WHAT YOU NEED TO DO
Select from the data all lines with the word "Give".

ENTRIES SHOWN
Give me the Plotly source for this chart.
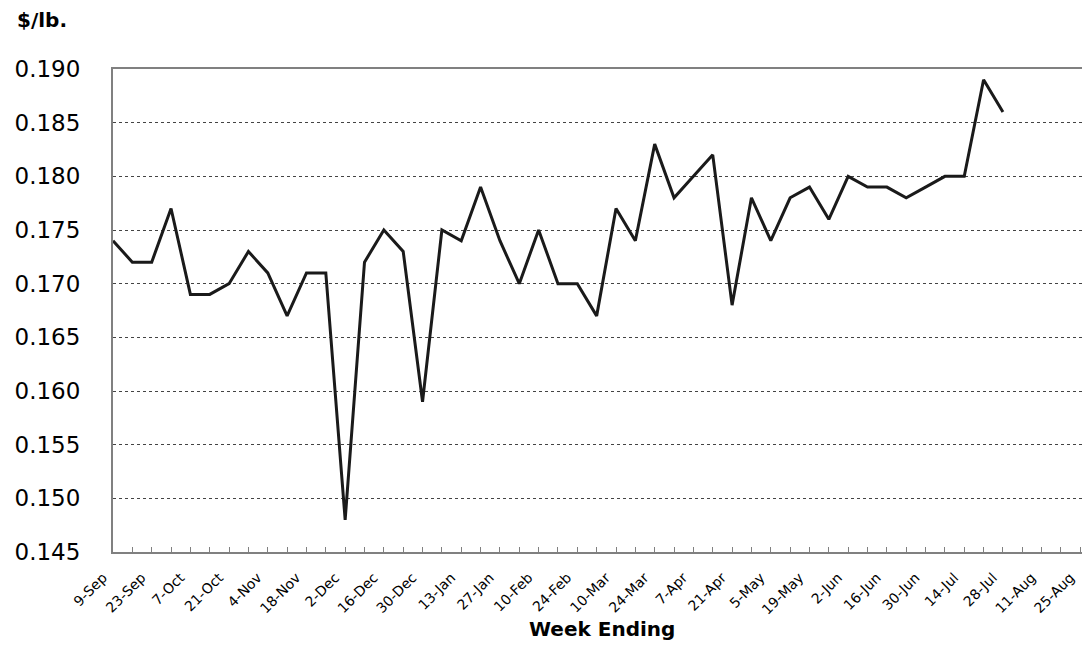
import plotly.graph_objects as go

weeks = ["9-Sep", "16-Sep", "23-Sep", "30-Sep", "7-Oct", "14-Oct", "21-Oct", "28-Oct",
         "4-Nov", "11-Nov", "18-Nov", "25-Nov", "2-Dec", "9-Dec", "16-Dec", "23-Dec",
         "30-Dec", "6-Jan", "13-Jan", "20-Jan", "27-Jan", "3-Feb", "10-Feb", "17-Feb",
         "24-Feb", "3-Mar", "10-Mar", "17-Mar", "24-Mar", "31-Mar", "7-Apr", "14-Apr",
         "21-Apr", "28-Apr", "5-May", "12-May", "19-May", "26-May", "2-Jun", "9-Jun",
         "16-Jun", "23-Jun", "30-Jun", "7-Jul", "14-Jul", "21-Jul", "28-Jul", "4-Aug",
         "11-Aug", "18-Aug", "25-Aug"]

prices = [0.174, 0.172, 0.172, 0.177, 0.169, 0.169, 0.170, 0.173, 0.171, 0.167,
          0.171, 0.171, 0.148, 0.172, 0.175, 0.173, 0.159, 0.175, 0.174, 0.179,
          0.174, 0.170, 0.175, 0.170, 0.170, 0.167, 0.177, 0.174, 0.183, 0.178,
          0.180, 0.182, 0.168, 0.178, 0.174, 0.178, 0.179, 0.176, 0.180, 0.179,
          0.179, 0.178, 0.179, 0.180, 0.180, 0.189, 0.186]

y_ticks = [0.145, 0.150, 0.155, 0.160, 0.165, 0.170, 0.175, 0.180, 0.185, 0.190]

tick_text = [w if i % 2 == 0 else "" for i, w in enumerate(weeks)]

FONT = "DejaVu Sans"

# the page body has an 8px margin, so the figure is sized/placed to compensate
W, H = 1082, 639
L, T, B = 105, 61, 95
PH = H - T - B
PW = W - L

fig = go.Figure()
fig.add_trace(go.Scatter(
    x=weeks[:len(prices)], y=prices, mode="lines",
    line=dict(color="#1a1a1a", width=3), showlegend=False,
))

fig.update_layout(
    width=W, height=H,
    margin=dict(l=L, r=0, t=T, b=B),
    paper_bgcolor="white", plot_bgcolor="white",
    font=dict(family=FONT, color="black"),
    xaxis=dict(
        type="category", categoryorder="array", categoryarray=weeks,
        range=[0, 50.5], tickmode="array", tickvals=weeks, ticktext=tick_text,
        tickangle=-45, tickfont=dict(size=14, family=FONT),
        ticks="inside", ticklen=5, tickcolor="#808080", tickwidth=1,
        showline=True, linecolor="#808080", linewidth=2, mirror=True,
        showgrid=False, zeroline=False, automargin=False,
        ticklabelstandoff=10, ticklabelshift=-10,
    ),
    yaxis=dict(
        range=[0.145, 0.190], tickmode="array", tickvals=y_ticks,
        ticktext=[f"{v:.3f}" for v in y_ticks],
        tickfont=dict(size=23, family=FONT),
        ticks="", showline=True, linecolor="#808080", linewidth=2,
        showgrid=True, gridcolor="#444444", gridwidth=1, griddash="3px,3px",
        zeroline=False, automargin=False, ticklabelstandoff=26,
    ),
    annotations=[
        dict(text="<b>$/lb.</b>", xref="paper", yref="paper",
             x=(7 - L) / PW, y=1 + (T - 12) / PH, xanchor="left", yanchor="middle",
             showarrow=False, font=dict(size=20, family=FONT, color="black")),
        dict(text="<b>Week Ending</b>", xref="paper", yref="paper",
             x=0.5, y=-(621 - (T + PH)) / PH, xanchor="center", yanchor="middle",
             showarrow=False, font=dict(size=20, family=FONT, color="black")),
    ],
)

fig.write_html("out.html")
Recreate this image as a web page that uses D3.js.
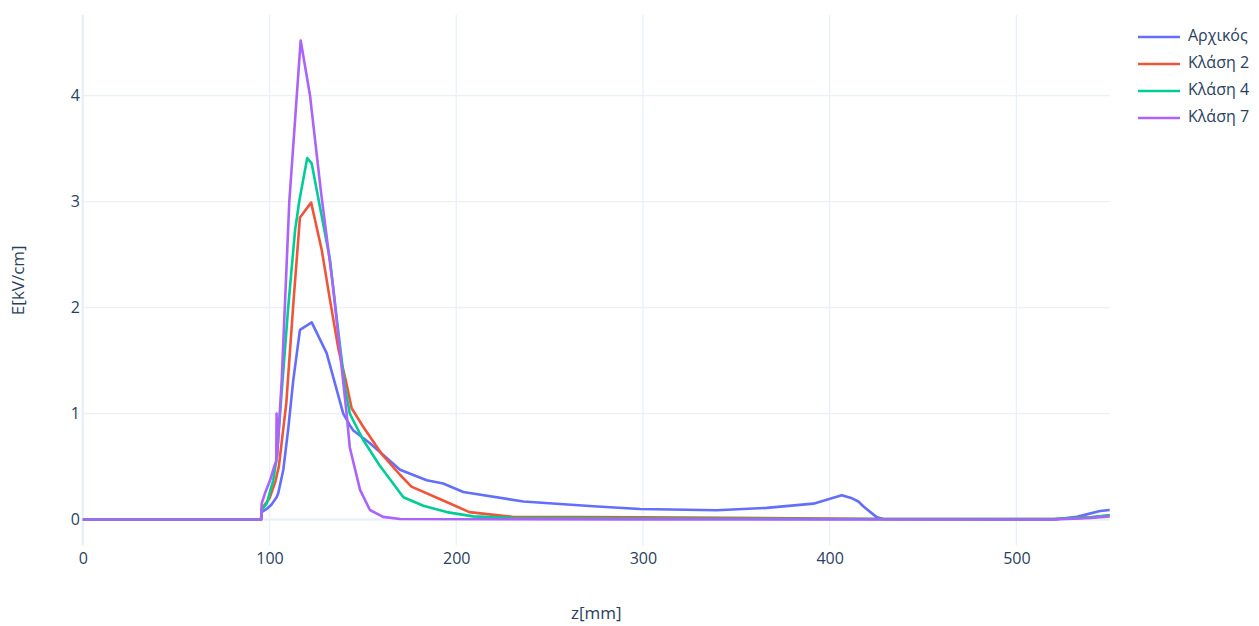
<!DOCTYPE html>
<html>
<head>
<meta charset="utf-8">
<script src="https://cdn.jsdelivr.net/npm/d3@7"></script>
<style>
  html, body { margin: 0; padding: 0; background: #fff; }
  svg { display: block; }
  text { font-family: "Open Sans", "Noto Sans", sans-serif; fill: #2a3f5f; }
</style>
</head>
<body>
<svg id="chart" width="1259" height="626"></svg>
<script>
// ---- data ----
const seriesNames = ["Αρχικός", "Κλάση 2", "Κλάση 4", "Κλάση 7"];
const seriesColors = ["#636efa", "#EF553B", "#00cc96", "#ab63fa"];

const zInitial = [0, 95.5, 95.8, 98.5, 101, 103.8, 104.7, 107.4, 110, 112.7, 116.3, 122.6, 130.6, 139.5, 143, 144.9, 153.8, 169.9, 184.2, 193, 203.8, 236, 273.4, 298.4, 339.5, 366.3, 391.3, 406.5, 412, 415.4, 418, 425, 428.7, 520, 532.4, 544.8, 550];
const eInitial = [0, 0, 0.07, 0.10, 0.14, 0.21, 0.25, 0.47, 0.85, 1.31, 1.79, 1.86, 1.57, 1.0, 0.89, 0.84, 0.72, 0.47, 0.37, 0.34, 0.26, 0.17, 0.125, 0.10, 0.088, 0.11, 0.15, 0.23, 0.20, 0.17, 0.125, 0.025, 0.005, 0, 0.025, 0.08, 0.09];

const zClass2 = [0, 95.5, 95.8, 100, 103, 105, 109, 112.6, 116.3, 122.3, 128, 132.4, 137, 141, 144, 150, 160, 170, 176, 193, 207, 230, 300, 400, 430, 520, 540, 550];
const eClass2 = [0, 0, 0.10, 0.20, 0.35, 0.5, 1.1, 2.0, 2.85, 2.99, 2.54, 2.07, 1.6, 1.3, 1.05, 0.88, 0.62, 0.42, 0.31, 0.18, 0.07, 0.025, 0.02, 0.01, 0.005, 0.005, 0.02, 0.04];

const zClass4 = [0, 95.5, 95.8, 98.5, 102, 104, 106.5, 110, 113.7, 116, 120.2, 122.6, 127, 132.4, 136, 140.4, 143, 150.2, 159, 171.7, 182.4, 194.9, 209, 230, 300, 400, 520, 540, 550];
const eClass4 = [0, 0, 0.09, 0.15, 0.37, 0.6, 1.2, 2.0, 2.73, 3.01, 3.41, 3.36, 2.95, 2.45, 1.9, 1.25, 1.0, 0.75, 0.51, 0.21, 0.13, 0.07, 0.03, 0.015, 0.01, 0.005, 0.005, 0.02, 0.04];

const zClass7 = [0, 95.5, 95.8, 97.6, 100.3, 102.5, 103.6, 103.8, 104.1, 106.5, 110.6, 116.7, 121.7, 127.5, 134, 141.3, 143, 148.5, 153.8, 160.8, 170, 300, 520, 540, 550];
const eClass7 = [0, 0, 0.15, 0.25, 0.37, 0.5, 0.55, 1.0, 0.6, 1.3, 3.0, 4.52, 4.0, 3.1, 2.2, 1.0, 0.68, 0.28, 0.09, 0.025, 0.005, 0, 0, 0.015, 0.03];

const xTicks = [0, 100, 200, 300, 400, 500];
const yTicks = [0, 1, 2, 3, 4];
const xTitle = "z[mm]";
const yTitle = "E[kV/cm]";

const zs = [zInitial, zClass2, zClass4, zClass7];
const es = [eInitial, eClass2, eClass4, eClass7];
const series = seriesNames.map((name, i) => ({
  name, color: seriesColors[i],
  points: zs[i].map((z, j) => ({ z, e: es[i][j] }))
}));

// ---- layout ----
const svg = d3.select("#chart");
const L = 82.8, R = 1109.7, T = 15, B = 545.5;
const x = d3.scaleLinear().domain([0, 550]).range([L, R]);
const y = d3.scaleLinear().domain([-0.245, 4.76]).range([B, T]);
const grid = "#EBF0F8";

// grid lines
svg.append("g").selectAll("line").data(xTicks.filter(d => d !== 0)).join("line")
  .attr("x1", d => x(d)).attr("x2", d => x(d)).attr("y1", T).attr("y2", B)
  .attr("stroke", grid).attr("stroke-width", 1.3);
svg.append("g").selectAll("line").data(yTicks.filter(d => d !== 0)).join("line")
  .attr("x1", L).attr("x2", R).attr("y1", d => y(d)).attr("y2", d => y(d))
  .attr("stroke", grid).attr("stroke-width", 1.3);
// zero lines
svg.append("line").attr("x1", x(0)).attr("x2", x(0)).attr("y1", T).attr("y2", B)
  .attr("stroke", grid).attr("stroke-width", 2.6);
svg.append("line").attr("x1", L).attr("x2", R).attr("y1", y(0)).attr("y2", y(0))
  .attr("stroke", grid).attr("stroke-width", 2.6);

// axes (labels only)
const xAxis = d3.axisBottom(x).tickValues(xTicks).tickFormat(d3.format("d")).tickSize(0).tickPadding(0);
const gx = svg.append("g").attr("transform", `translate(0,${B + 13})`).call(xAxis);
gx.select(".domain").remove();
gx.selectAll("text").attr("font-size", 16).attr("fill", "#2a3f5f")
  .attr("font-family", '"Open Sans", sans-serif').attr("dy", "0.32em").attr("y", 0);

const yAxis = d3.axisLeft(y).tickValues(yTicks).tickFormat(d3.format("d")).tickSize(0).tickPadding(0);
const gy = svg.append("g").attr("transform", `translate(${L - 3},0)`).call(yAxis);
gy.select(".domain").remove();
gy.selectAll("text").attr("font-size", 16).attr("fill", "#2a3f5f")
  .attr("font-family", '"Open Sans", sans-serif').attr("x", 0);

// axis titles
svg.append("text").attr("x", (L + R) / 2).attr("y", 614).attr("text-anchor", "middle")
  .attr("dominant-baseline", "middle").attr("font-size", 17).text(xTitle);
svg.append("text").attr("transform", `translate(19,${(T + B) / 2}) rotate(-90)`)
  .attr("text-anchor", "middle").attr("dominant-baseline", "middle")
  .attr("font-size", 17).text(yTitle);

// lines
const clipId = "plotclip";
svg.append("clipPath").attr("id", clipId).append("rect")
  .attr("x", L).attr("y", T - 2).attr("width", R - L).attr("height", B - T + 2);
const line = d3.line().x(d => x(d.z)).y(d => y(d.e));
svg.append("g").attr("clip-path", `url(#${clipId})`).selectAll("path").data(series).join("path")
  .attr("d", d => line(d.points))
  .attr("fill", "none").attr("stroke", d => d.color).attr("stroke-width", 2.6)
  .attr("stroke-linejoin", "round").attr("stroke-linecap", "round");

// legend
const lg = svg.append("g").attr("transform", "translate(1138,37)");
const items = lg.selectAll("g").data(series).join("g")
  .attr("transform", (d, i) => `translate(0,${i * 27})`);
items.append("line").attr("x1", 0).attr("x2", 42).attr("y1", 0).attr("y2", 0)
  .attr("stroke", d => d.color).attr("stroke-width", 2.6);
items.append("text").attr("x", 50).attr("y", 0).attr("dominant-baseline", "middle")
  .attr("font-size", 16).text(d => d.name);
</script>
</body>
</html>
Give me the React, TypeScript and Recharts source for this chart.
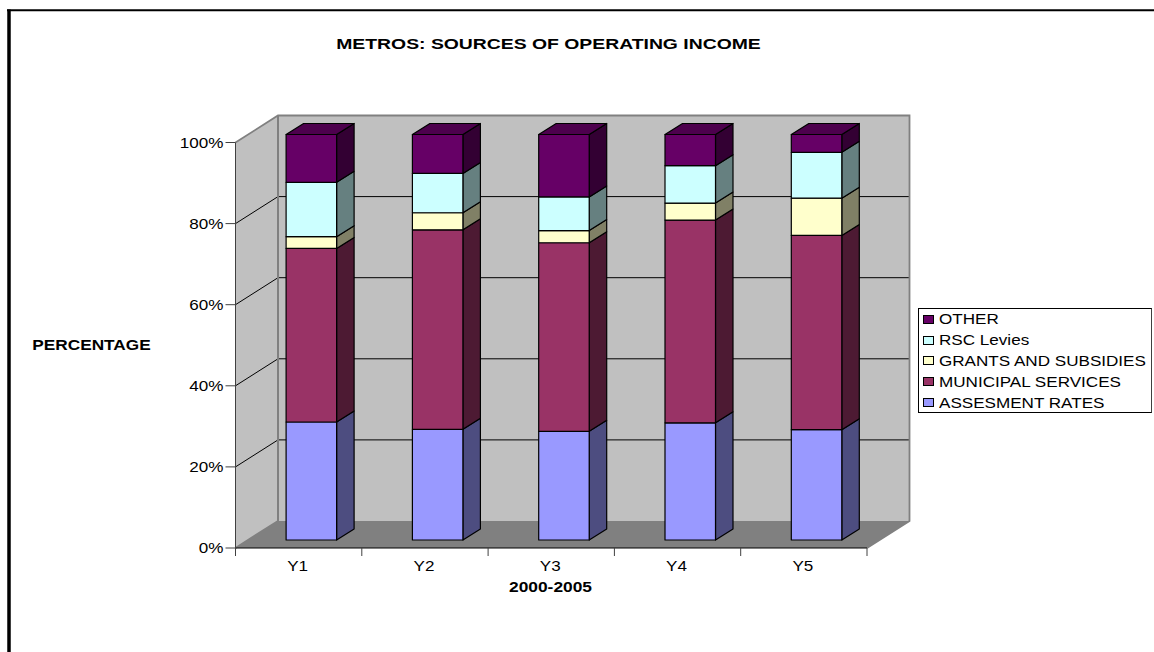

THE SOLUTION
Give me the Plotly source for this chart.
Give me the React, TypeScript and Recharts source for this chart.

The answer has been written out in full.